>> Begin Collected data
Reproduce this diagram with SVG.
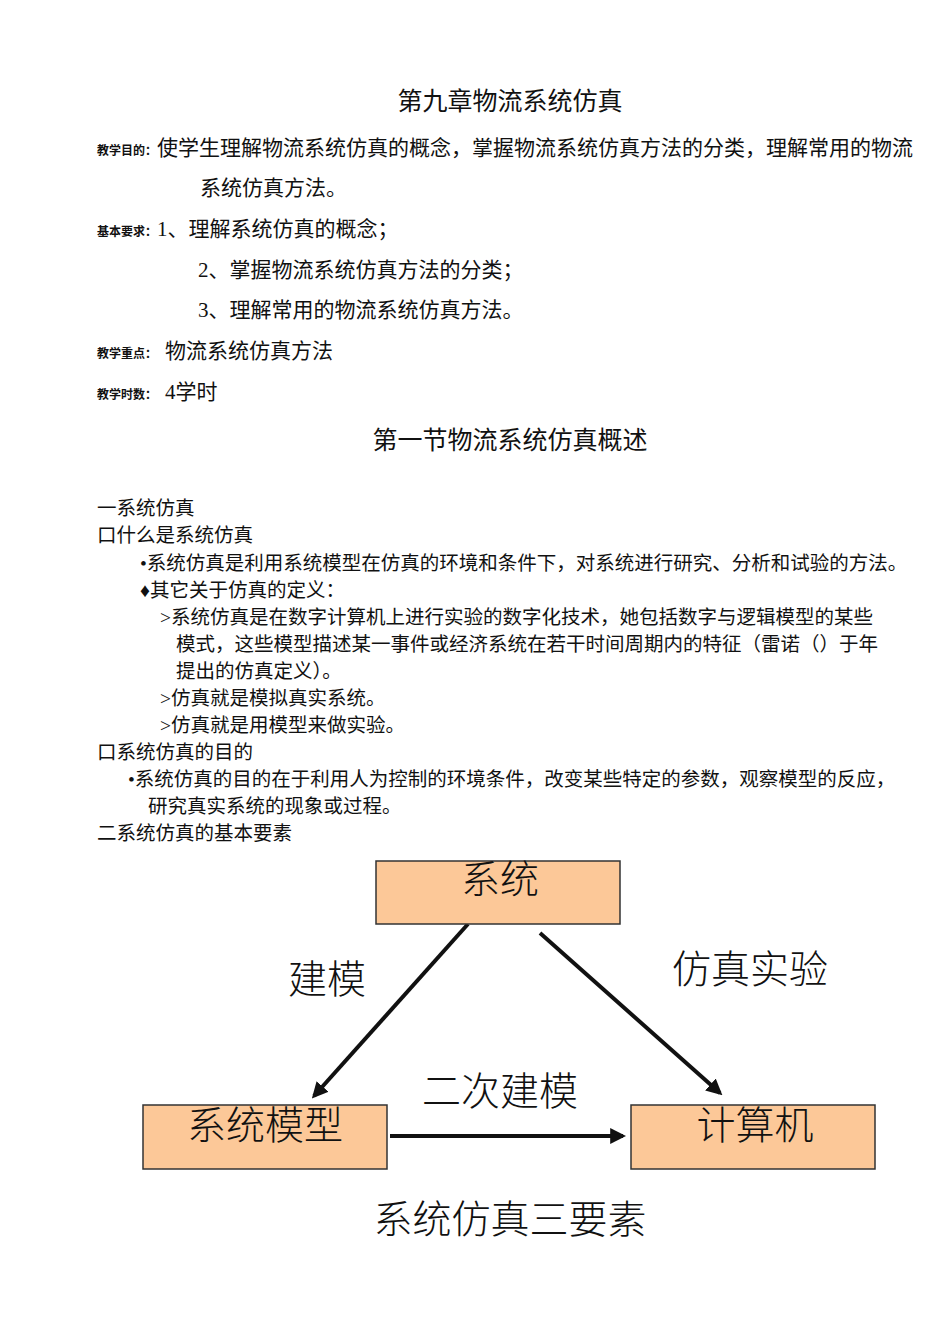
<svg xmlns="http://www.w3.org/2000/svg" width="950" height="1344" viewBox="0 0 950 1344">
<style>
text{font-family:"Liberation Serif","Noto Sans CJK SC",serif;fill:#111}
.t{font-size:21px}
.u{font-size:19.5px}
.s{font-size:12px;font-weight:bold}
.h{font-size:25px}
.d{font-size:39px;font-family:"Noto Sans CJK SC",sans-serif;font-weight:300}
.box{fill:#fcc898;stroke:#333;stroke-width:1.5}
.ar{stroke:#111;stroke-width:4;fill:none;marker-end:url(#m)}
</style>
<defs><marker id="m" viewBox="0 0 10 10" refX="8" refY="5" markerWidth="4" markerHeight="4" orient="auto"><path d="M0,0L10,5L0,10z" fill="#111"/></marker></defs>
<rect width="950" height="1344" fill="#fff"/>
<text class="h" x="510" y="110" text-anchor="middle">第九章物流系统仿真</text>
<text x="97" y="155"><tspan class="s">教学目的：</tspan><tspan class="t">使学生理解物流系统仿真的概念，掌握物流系统仿真方法的分类，理解常用的物流</tspan></text>
<text class="t" x="200" y="195">系统仿真方法。</text>
<text x="97" y="236"><tspan class="s">基本要求：</tspan><tspan class="t">1、理解系统仿真的概念；</tspan></text>
<text class="t" x="198" y="277">2、掌握物流系统仿真方法的分类；</text>
<text class="t" x="198" y="317">3、理解常用的物流系统仿真方法。</text>
<text x="97" y="358"><tspan class="s">教学重点：</tspan><tspan class="t" dx="8">物流系统仿真方法</tspan></text>
<text x="97" y="399"><tspan class="s">教学时数：</tspan><tspan class="t" dx="8">4学时</tspan></text>
<text class="h" x="510" y="449" text-anchor="middle">第一节物流系统仿真概述</text>
<text class="u" x="97" y="515">一系统仿真</text>
<text class="u" x="97" y="542">口什么是系统仿真</text>
<text class="u" x="140" y="570">•系统仿真是利用系统模型在仿真的环境和条件下，对系统进行研究、分析和试验的方法。</text>
<text class="u" x="140" y="597">♦其它关于仿真的定义：</text>
<text class="u" x="160" y="624">&gt;系统仿真是在数字计算机上进行实验的数字化技术，她包括数字与逻辑模型的某些</text>
<text class="u" x="176" y="651">模式，这些模型描述某一事件或经济系统在若干时间周期内的特征（雷诺（）于年</text>
<text class="u" x="176" y="678">提出的仿真定义）。</text>
<text class="u" x="160" y="705">&gt;仿真就是模拟真实系统。</text>
<text class="u" x="160" y="732">&gt;仿真就是用模型来做实验。</text>
<text class="u" x="97" y="759">口系统仿真的目的</text>
<text class="u" x="128" y="786">•系统仿真的目的在于利用人为控制的环境条件，改变某些特定的参数，观察模型的反应，</text>
<text class="u" x="148" y="813">研究真实系统的现象或过程。</text>
<text class="u" x="97" y="840">二系统仿真的基本要素</text>
<g id="connectors">
<line class="ar" x1="468" y1="924" x2="314" y2="1096"/>
<line class="ar" x1="540" y1="933" x2="720" y2="1093"/>
<line class="ar" x1="390" y1="1136" x2="623" y2="1136"/>
</g>
<g id="n1"><rect class="box" x="376" y="861" width="244" height="63"/><text class="d" x="500" y="893" text-anchor="middle">系统</text></g>
<g id="n2"><rect class="box" x="143" y="1105" width="244" height="64"/><text class="d" x="265" y="1139" text-anchor="middle">系统模型</text></g>
<g id="n3"><rect class="box" x="631" y="1105" width="244" height="64"/><text class="d" x="755" y="1139" text-anchor="middle">计算机</text></g>
<text class="d" x="327" y="993" text-anchor="middle">建模</text>
<text class="d" x="750" y="983" text-anchor="middle">仿真实验</text>
<text class="d" x="500" y="1105" text-anchor="middle">二次建模</text>
<text class="d" x="510" y="1233" text-anchor="middle">系统仿真三要素</text>
</svg>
>> End Collected data
Set exercise: Without the pictures, write out all of the material exactly.

Solved exercise:
Reproduce this diagram with SVG.
<svg xmlns="http://www.w3.org/2000/svg" width="950" height="1344" viewBox="0 0 950 1344">
<style>
text{font-family:"Liberation Serif","Noto Sans CJK SC",serif;fill:#111}
.t{font-size:21px}
.u{font-size:19.5px}
.s{font-size:12px;font-weight:bold}
.h{font-size:25px}
.d{font-size:39px;font-family:"Noto Sans CJK SC",sans-serif;font-weight:300}
.box{fill:#fcc898;stroke:#333;stroke-width:1.5}
.ar{stroke:#111;stroke-width:4;fill:none;marker-end:url(#m)}
</style>
<defs><marker id="m" viewBox="0 0 10 10" refX="8" refY="5" markerWidth="4" markerHeight="4" orient="auto"><path d="M0,0L10,5L0,10z" fill="#111"/></marker></defs>
<rect width="950" height="1344" fill="#fff"/>
<text class="h" x="510" y="110" text-anchor="middle">第九章物流系统仿真</text>
<text x="97" y="155"><tspan class="s">教学目的：</tspan><tspan class="t">使学生理解物流系统仿真的概念，掌握物流系统仿真方法的分类，理解常用的物流</tspan></text>
<text class="t" x="200" y="195">系统仿真方法。</text>
<text x="97" y="236"><tspan class="s">基本要求：</tspan><tspan class="t">1、理解系统仿真的概念；</tspan></text>
<text class="t" x="198" y="277">2、掌握物流系统仿真方法的分类；</text>
<text class="t" x="198" y="317">3、理解常用的物流系统仿真方法。</text>
<text x="97" y="358"><tspan class="s">教学重点：</tspan><tspan class="t" dx="8">物流系统仿真方法</tspan></text>
<text x="97" y="399"><tspan class="s">教学时数：</tspan><tspan class="t" dx="8">4学时</tspan></text>
<text class="h" x="510" y="449" text-anchor="middle">第一节物流系统仿真概述</text>
<text class="u" x="97" y="515">一系统仿真</text>
<text class="u" x="97" y="542">口什么是系统仿真</text>
<text class="u" x="140" y="570">•系统仿真是利用系统模型在仿真的环境和条件下，对系统进行研究、分析和试验的方法。</text>
<text class="u" x="140" y="597">♦其它关于仿真的定义：</text>
<text class="u" x="160" y="624">&gt;系统仿真是在数字计算机上进行实验的数字化技术，她包括数字与逻辑模型的某些</text>
<text class="u" x="176" y="651">模式，这些模型描述某一事件或经济系统在若干时间周期内的特征（雷诺（）于年</text>
<text class="u" x="176" y="678">提出的仿真定义）。</text>
<text class="u" x="160" y="705">&gt;仿真就是模拟真实系统。</text>
<text class="u" x="160" y="732">&gt;仿真就是用模型来做实验。</text>
<text class="u" x="97" y="759">口系统仿真的目的</text>
<text class="u" x="128" y="786">•系统仿真的目的在于利用人为控制的环境条件，改变某些特定的参数，观察模型的反应，</text>
<text class="u" x="148" y="813">研究真实系统的现象或过程。</text>
<text class="u" x="97" y="840">二系统仿真的基本要素</text>
<g id="connectors">
<line class="ar" x1="468" y1="924" x2="314" y2="1096"/>
<line class="ar" x1="540" y1="933" x2="720" y2="1093"/>
<line class="ar" x1="390" y1="1136" x2="623" y2="1136"/>
</g>
<g id="n1"><rect class="box" x="376" y="861" width="244" height="63"/><text class="d" x="500" y="893" text-anchor="middle">系统</text></g>
<g id="n2"><rect class="box" x="143" y="1105" width="244" height="64"/><text class="d" x="265" y="1139" text-anchor="middle">系统模型</text></g>
<g id="n3"><rect class="box" x="631" y="1105" width="244" height="64"/><text class="d" x="755" y="1139" text-anchor="middle">计算机</text></g>
<text class="d" x="327" y="993" text-anchor="middle">建模</text>
<text class="d" x="750" y="983" text-anchor="middle">仿真实验</text>
<text class="d" x="500" y="1105" text-anchor="middle">二次建模</text>
<text class="d" x="510" y="1233" text-anchor="middle">系统仿真三要素</text>
</svg>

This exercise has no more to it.